From the last point, if real wages growth is above productivity growth then RULC are rising, which is the same thing as saying that national income is being redistributed to wages (workers).
However, if real wages growth is below productivity growth then RULC are falling, which is the same thing as saying that national income is being redistributed away from wages (workers) to profits (capital).
It can get a little more complicated if the share that government claims changes but that is normally stable, which means the dynamics of national income distribution are between wages and profits.
From the last graph, we can see that RULC have been falling and national income has been redistributed towards profits since September-quarter 2011 (with a one-quarter exception).
The following graph shows the indexed growth in hourly real wages and labour productivity per hour since the September-quarter 1997 (the start of the Wage Price Index series).
If I started the index in the early 1980s, when the gap between the two really started to open up, the productivity index would stand at around 180 and the real wage index at around 115.
Starting the index in the September-quarter 1997 produces a smaller gap, which just goes to show that one can manipulate data to achieve a range of ends (often quite contrasting) by altering the sample size.
What is clear is that since the September-quarter 1997, real wages have grown by only 11.4 per cent (so just over 0.6 per cent on average per year), whereas hourly labour productivity has grown by 28.9 per cent (or 1.7 per cent on average per year).
This is a massive redistribution of national income to profits and away from wage-earners and the gap is widening each quarter.
Where does the real income that the workers lose by being unable to gain real wages growth in line with productivity growth go? Answer: Mostly to profits. One might then claim that investment will be stimulated.
At the onset of the GFC (December-quarter 2007), the Investment ratio (percentage of private investment in productive capital to GDP) was 23.8 per cent.
It peaked at 24.3 per cent in the June-quarter 2013. But in recent quarters as the gap between real wages growth and productivity growth widens, the Investment ratio has fallen and in the June-quarter 2015 it stood at 21.8 per cent and falling.
The downward shift in the non-mining investment ratio is more stark than that.
Some of the redistributed national income has gone into paying the massive and obscene executive salaries that we occassionally get wind of.
Some will be retained by firms and invested in financial markets fuelling the speculative bubbles around the world.
For workers, the problem is that they rely on real wages growth to fund consumption growth and without it they borrow or the economy goes into recession. The former is what happened around the world in the lead up to the crisis (and caused the crisis).

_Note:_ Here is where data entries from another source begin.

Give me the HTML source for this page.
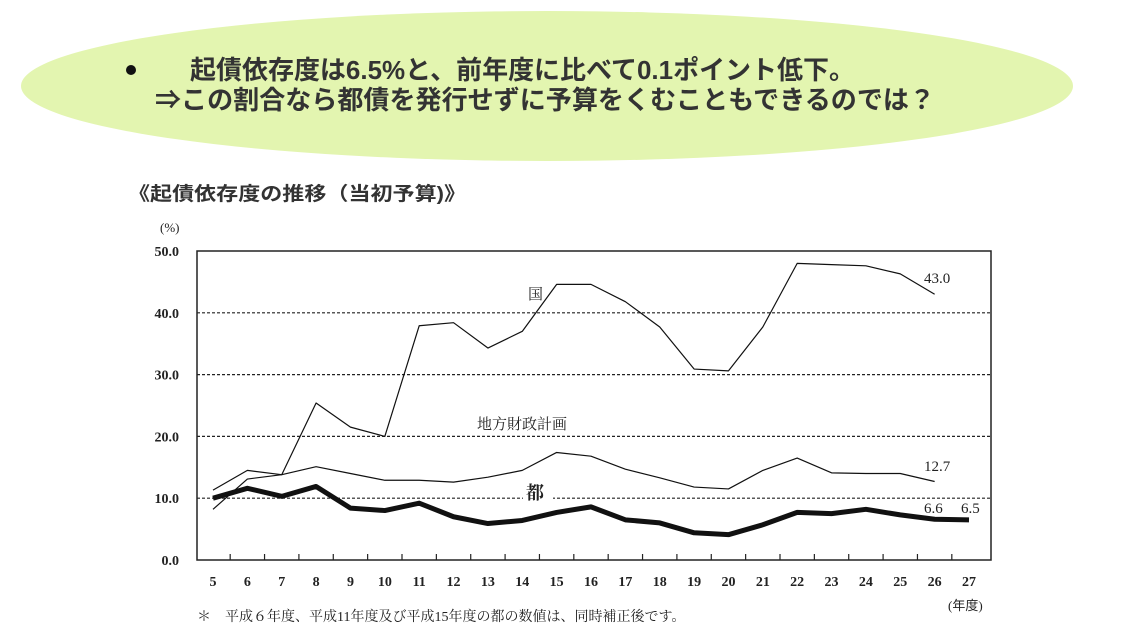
<!DOCTYPE html>
<html><head><meta charset="utf-8"><style>
html,body{margin:0;padding:0;background:#fff;}
svg{display:block;}
</style></head><body>
<svg width="1136" height="640" viewBox="0 0 1136 640" xmlns="http://www.w3.org/2000/svg" font-family="'Liberation Serif','Noto Serif CJK SC',serif">
<ellipse cx="547" cy="86" rx="526" ry="75" fill="#e3f5b0"/>
<circle cx="131" cy="70" r="5" fill="#111"/>
<text x="190" y="79" font-size="26" font-weight="bold" fill="#333" textLength="665" lengthAdjust="spacingAndGlyphs" font-family="'Liberation Sans','Noto Sans CJK JP',sans-serif">起債依存度は6.5%と、前年度に比べて0.1ポイント低下。</text>
<text x="155" y="109" font-size="26" font-weight="bold" fill="#333" textLength="780" lengthAdjust="spacingAndGlyphs" font-family="'Liberation Sans','Noto Sans CJK JP',sans-serif">⇒この割合なら都債を発行せずに予算をくむこともできるのでは？</text>
<text x="128" y="200" font-size="19" font-weight="bold" fill="#333" textLength="338" lengthAdjust="spacingAndGlyphs" font-family="'Liberation Sans','Noto Sans CJK JP',sans-serif">《起債依存度の推移（当初予算)》</text>
<text x="160" y="232" font-size="13" fill="#222">(%)</text>
<text x="948" y="610" font-size="13" fill="#222" font-family="'Liberation Serif','Noto Sans CJK JP',serif">(年度)</text>
<text x="197" y="621" font-size="14" fill="#222" font-family="'Liberation Serif','Noto Serif CJK SC',serif">＊　平成６年度、平成11年度及び平成15年度の都の数値は、同時補正後です。</text>
<g id="chart"></g>
</svg>
<script>
const years = [5,6,7,8,9,10,11,12,13,14,15,16,17,18,19,20,21,22,23,24,25,26,27];
const yTicks = [0,10,20,30,40,50];
const kuni = [8.2,13.1,13.8,25.4,21.5,20.0,37.9,38.4,34.3,37.0,44.6,44.6,41.8,37.7,30.9,30.6,37.7,48.0,47.8,47.6,46.3,43.0];
const chiho = [11.3,14.5,13.8,15.1,14.0,12.9,12.9,12.6,13.4,14.5,17.4,16.8,14.7,13.3,11.8,11.5,14.5,16.5,14.1,14.0,14.0,12.7];
const to = [10.0,11.6,10.3,11.9,8.4,8.0,9.2,7.0,5.9,6.4,7.7,8.6,6.5,6.0,4.4,4.1,5.7,7.7,7.5,8.2,7.3,6.6,6.5];
const NS='http://www.w3.org/2000/svg';
const g=document.getElementById('chart');
const L=197,R=991,T=251,B=560;
const x=i=>213+i*(969-213)/(years.length-1);
const y=v=>B-(v/50)*(B-T);
function mk(t,a){const e=document.createElementNS(NS,t);for(const k in a)e.setAttribute(k,a[k]);g.appendChild(e);return e;}
yTicks.forEach(v=>{
  if(v>0&&v<50){const l=mk('line',{x1:L,x2:R,y1:y(v),y2:y(v),stroke:'#222','stroke-width':1.2,'stroke-dasharray':'3,2'});
  
  }
  const t=mk('text',{x:179,y:y(v)+5,'font-size':14,'font-weight':'bold','text-anchor':'end',fill:'#222'});
  t.textContent=v.toFixed(1);
  
  
});
const fr=mk('rect',{x:L,y:T,width:R-L,height:B-T,fill:'none',stroke:'#222','stroke-width':1.5});


years.forEach((yr,i)=>{
  if(i<years.length-1){const tk=mk('line',{x1:(x(i)+x(i+1))/2,x2:(x(i)+x(i+1))/2,y1:B,y2:B-6,stroke:'#222','stroke-width':1.2});
  
  }
  const t=mk('text',{x:x(i),y:586,'font-size':14,'font-weight':'bold','text-anchor':'middle',fill:'#222'});
  t.textContent=yr;
  
  
});
function line(data,w,name){
  const p=mk('polyline',{points:data.map((v,i)=>x(i)+','+y(v)).join(' '),fill:'none',stroke:'#111','stroke-width':w,'stroke-linejoin':'round'});
  
  
}
line(kuni,1.2,'series-kuni');
line(chiho,1.2,'series-chiho');
line(to,5,'series-to');
function lab(txt,xx,yy,name,fs,bold){
  const t=mk('text',{x:xx,y:yy,'font-size':fs,fill:'#222','font-weight':bold?'bold':'normal'});
  t.textContent=txt;
  
  
}
lab('国',528,299,'label-kuni',15);
lab('地方財政計画',477,429,'label-chiho',15);
const bg=mk('rect',{x:523,y:482,width:30,height:20,fill:'#fff'});


lab('都',526,499,'label-to',18,true);
lab(kuni[kuni.length-1].toFixed(1),924,283,'value-kuni-last',15);
lab(chiho[chiho.length-1].toFixed(1),924,471,'value-chiho-last',15);
lab(to[to.length-2].toFixed(1),924,513,'value-to-26',15);
lab(to[to.length-1].toFixed(1),961,513,'value-to-27',15);
</script>
</body></html>
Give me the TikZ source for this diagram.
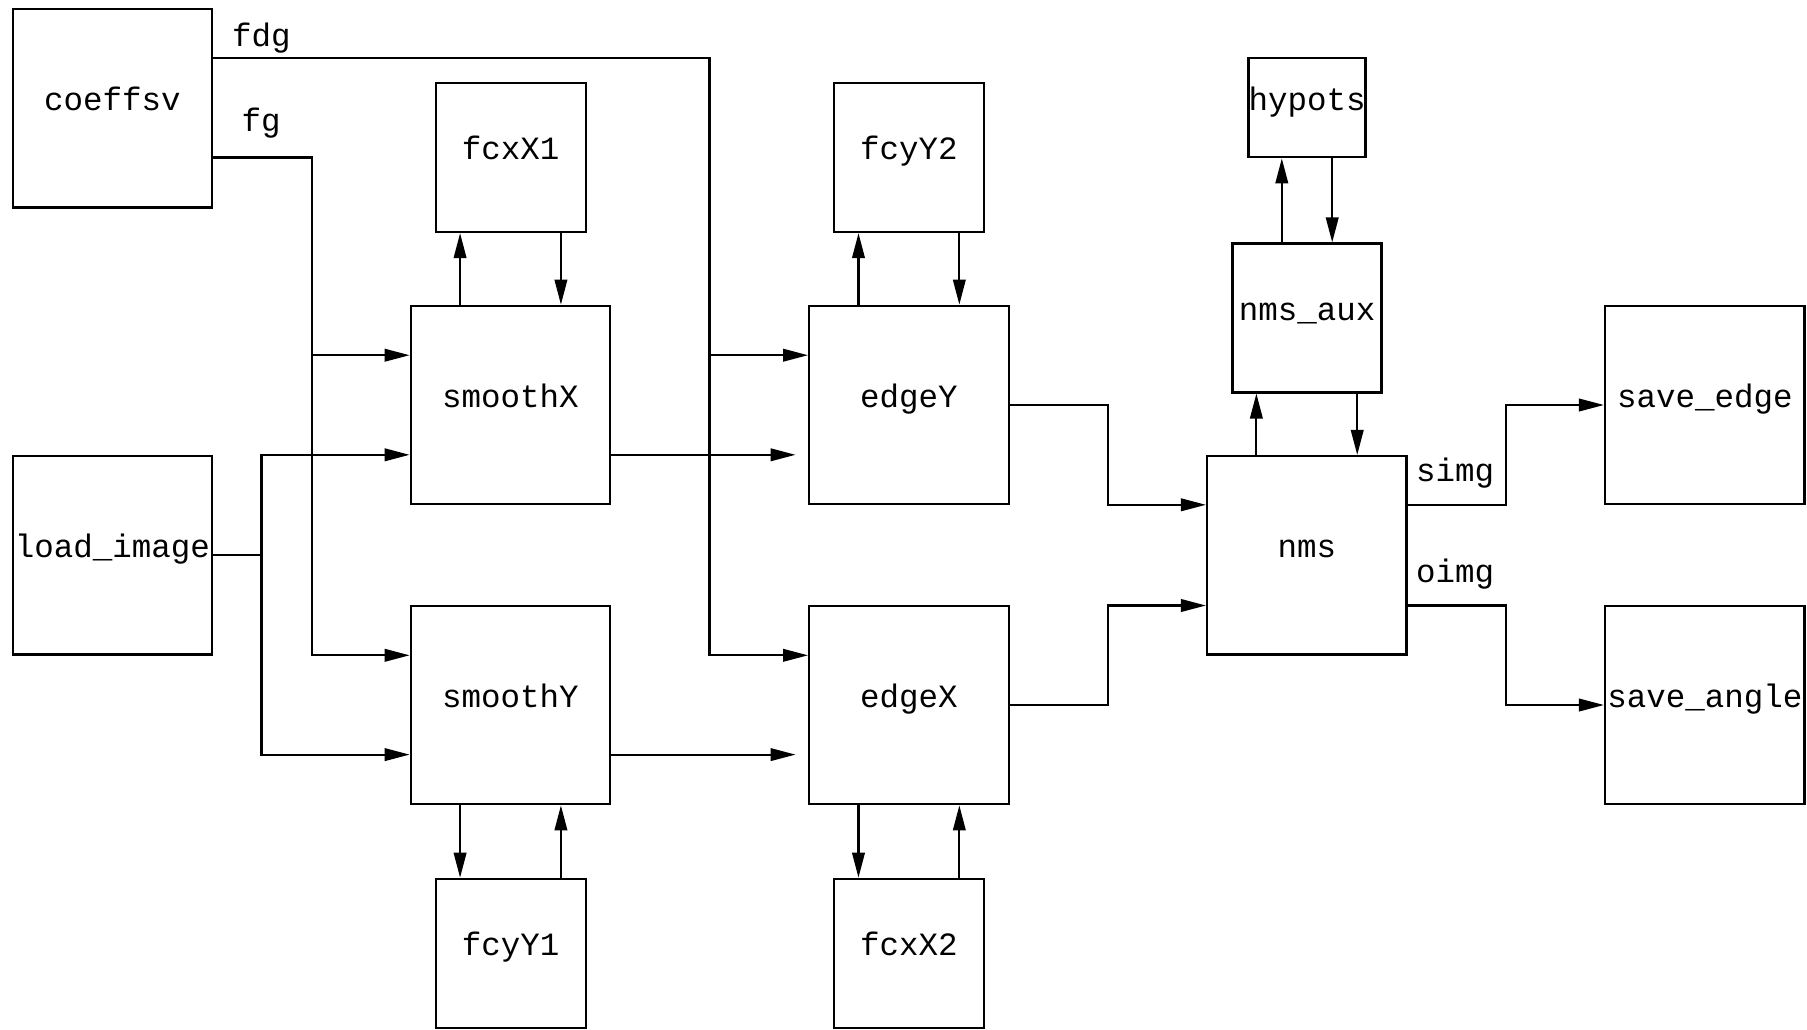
\documentclass[tikz,border=0pt]{standalone}
\usepackage{fontspec}
\setmainfont{Liberation Mono}
\usetikzlibrary{arrows.meta,calc}
\begin{document}
\begin{tikzpicture}[x=1pt,y=-1pt,
  box/.style={draw, line width=2.2pt, inner sep=0pt, text height=4.6pt, text depth=0pt,
    font=\fontsize{32.5}{36}\selectfont},
  bigbox/.style={box, minimum width=199.5pt, minimum height=198.5pt},
  smallbox/.style={box, minimum width=150pt, minimum height=148.8pt},
  lbl/.style={anchor=base west, inner sep=0pt, font=\fontsize{32.5}{36}\selectfont},
  wire/.style={line width=2.2pt},
  arr/.style={wire, -{Triangle[length=25pt,width=12.5pt]}}]
\useasboundingbox (0,0) rectangle (1807,1029);

% nodes
\node[bigbox] (coeffsv) at (112.5,108.2) {coeffsv};
\node[bigbox] (load_image) at (112.5,555.3) {load\_image};
\node[bigbox] (smoothX) at (510.5,405) {smoothX};
\node[bigbox] (smoothY) at (510.5,705) {smoothY};
\node[bigbox] (edgeY) at (908.9,405) {edgeY};
\node[bigbox] (edgeX) at (908.9,705) {edgeX};
\node[bigbox] (nms) at (1306.8,555.3) {nms};
\node[bigbox] (save_edge) at (1704.8,405) {save\_edge};
\node[bigbox] (save_angle) at (1704.8,705) {save\_angle};
\node[smallbox] (fcxX1) at (510.6,157.6) {fcxX1};
\node[smallbox] (fcyY2) at (908.8,157.6) {fcyY2};
\node[smallbox] (fcyY1) at (510.6,953.2) {fcyY1};
\node[smallbox] (fcxX2) at (908.8,953.2) {fcxX2};
\node[box, minimum width=149pt, minimum height=148.9pt] (nms_aux) at (1307,318) {nms\_aux};
\node[box, minimum width=99.5pt, minimum height=98.9pt] (hypots) at (1307,107.8) {hypots};

% labels
\node[lbl] (lfdg) at (232,46.5) {fdg};
\node[lbl] (lfg) at (241.5,131.8) {fg};
\node[lbl] (lsimg) at (1416,481) {simg};
\node[lbl] (loimg) at (1416,582.5) {oimg};

% bus coordinates
\coordinate (fdgturn) at (709.5,58.3);
\coordinate (fdgtap) at (709.5,355.2);
\coordinate (fdgend) at (709.5,655.3);
\coordinate (fgturn) at (311.6,157.4);
\coordinate (fgtap) at (311.6,355.2);
\coordinate (fgend) at (311.6,655.3);
\coordinate (ljunc) at (261.4,555.3);
\coordinate (ltop) at (261.4,454.8);
\coordinate (lbot) at (261.4,754.6);
\coordinate (bendA) at (1107.7,504.8);
\coordinate (bendB) at (1107.7,605.5);
\coordinate (bendC) at (1505.9,504.8);
\coordinate (bendD) at (1505.9,605.5);

% coeffsv outputs
\draw[arr] (coeffsv.east |- fdgturn) -- (fdgturn) -- (fdgend) -- (edgeX.west |- fdgend);
\draw[arr] (fdgtap) -- (edgeY.west |- fdgtap);
\draw[arr] (coeffsv.east |- fgturn) -- (fgturn) -- (fgend) -- (smoothY.west |- fgend);
\draw[arr] (fgtap) -- (smoothX.west |- fgtap);

% load_image outputs
\draw[wire] (load_image.east) -- (ljunc);
\draw[arr] (ljunc) -- (ltop) -- (smoothX.west |- ltop);
\draw[arr] (ljunc) -- (lbot) -- (smoothY.west |- lbot);

% smooth -> edge
\draw[arr, shorten >=12.5pt] (smoothX.east |- ltop) -- (edgeY.west |- ltop);
\draw[arr, shorten >=12.5pt] (smoothY.east |- lbot) -- (edgeX.west |- lbot);

% edge -> nms
\draw[arr] (edgeY.east) -| (bendA) -- (nms.west |- bendA);
\draw[arr] (edgeX.east) -| (bendB) -- (nms.west |- bendB);

% nms -> save
\draw[arr] (nms.east |- bendC) -- (bendC) |- (save_edge.west);
\draw[arr] (nms.east |- bendD) -- (bendD) |- (save_angle.west);

% loops with helpers
\coordinate (sxa) at ($(smoothX.north west)!0.25!(smoothX.north east)$);
\coordinate (sxb) at ($(smoothX.north west)!0.75!(smoothX.north east)$);
\draw[arr] (sxa) -- (sxa |- fcxX1.south);
\draw[arr] (sxb |- fcxX1.south) -- (sxb);

\coordinate (sya) at ($(smoothY.south west)!0.25!(smoothY.south east)$);
\coordinate (syb) at ($(smoothY.south west)!0.75!(smoothY.south east)$);
\draw[arr] (sya) -- (sya |- fcyY1.north);
\draw[arr] (syb |- fcyY1.north) -- (syb);

\coordinate (eya) at ($(edgeY.north west)!0.25!(edgeY.north east)$);
\coordinate (eyb) at ($(edgeY.north west)!0.75!(edgeY.north east)$);
\draw[arr] (eya) -- (eya |- fcyY2.south);
\draw[arr] (eyb |- fcyY2.south) -- (eyb);

\coordinate (exa) at ($(edgeX.south west)!0.25!(edgeX.south east)$);
\coordinate (exb) at ($(edgeX.south west)!0.75!(edgeX.south east)$);
\draw[arr] (exa) -- (exa |- fcxX2.north);
\draw[arr] (exb |- fcxX2.north) -- (exb);

\coordinate (na) at ($(nms.north west)!0.25!(nms.north east)$);
\coordinate (nb) at ($(nms.north west)!0.75!(nms.north east)$);
\draw[arr] (na) -- (na |- nms_aux.south);
\draw[arr] (nb |- nms_aux.south) -- (nb);

\coordinate (ha) at ($(nms_aux.north west)!0.3333!(nms_aux.north east)$);
\coordinate (hb) at ($(nms_aux.north west)!0.6667!(nms_aux.north east)$);
\draw[arr] (ha) -- (ha |- hypots.south);
\draw[arr] (hb |- hypots.south) -- (hb);
\end{tikzpicture}
\end{document}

The latter is more or less what is happening now.
One of the essential changes that needs to happen to ensure that another bout of financial instability doesn’t hit soon is that real wages have to grow in proportion with productivity growth – exactly the reverse of what is happening now.
Real wages growth and employment
Last week’s labour force data showed that employment had grown relatively strongly in the previous month (October 2015). With yesterday’s moderate wages data, many mainstream commentators are claiming that the employment response is the result of the suppressed real wages growth.
This is a standard mainstream argument that unemployment is a result of excessive real wages.
The problem with this explanation, when applied to the recent Australian experience, is that wages growth has been moderate for several years now while employment growth has been zig-zagging across the zero line over the same period.
Further, there are question marks about the veracity of last month’s labour force data and I suspect there will be revisions to that result in the coming months.
Finally, both the flat wages growth and the poor employment growth for the last several quarters are responding to the weak overall spending in the economy.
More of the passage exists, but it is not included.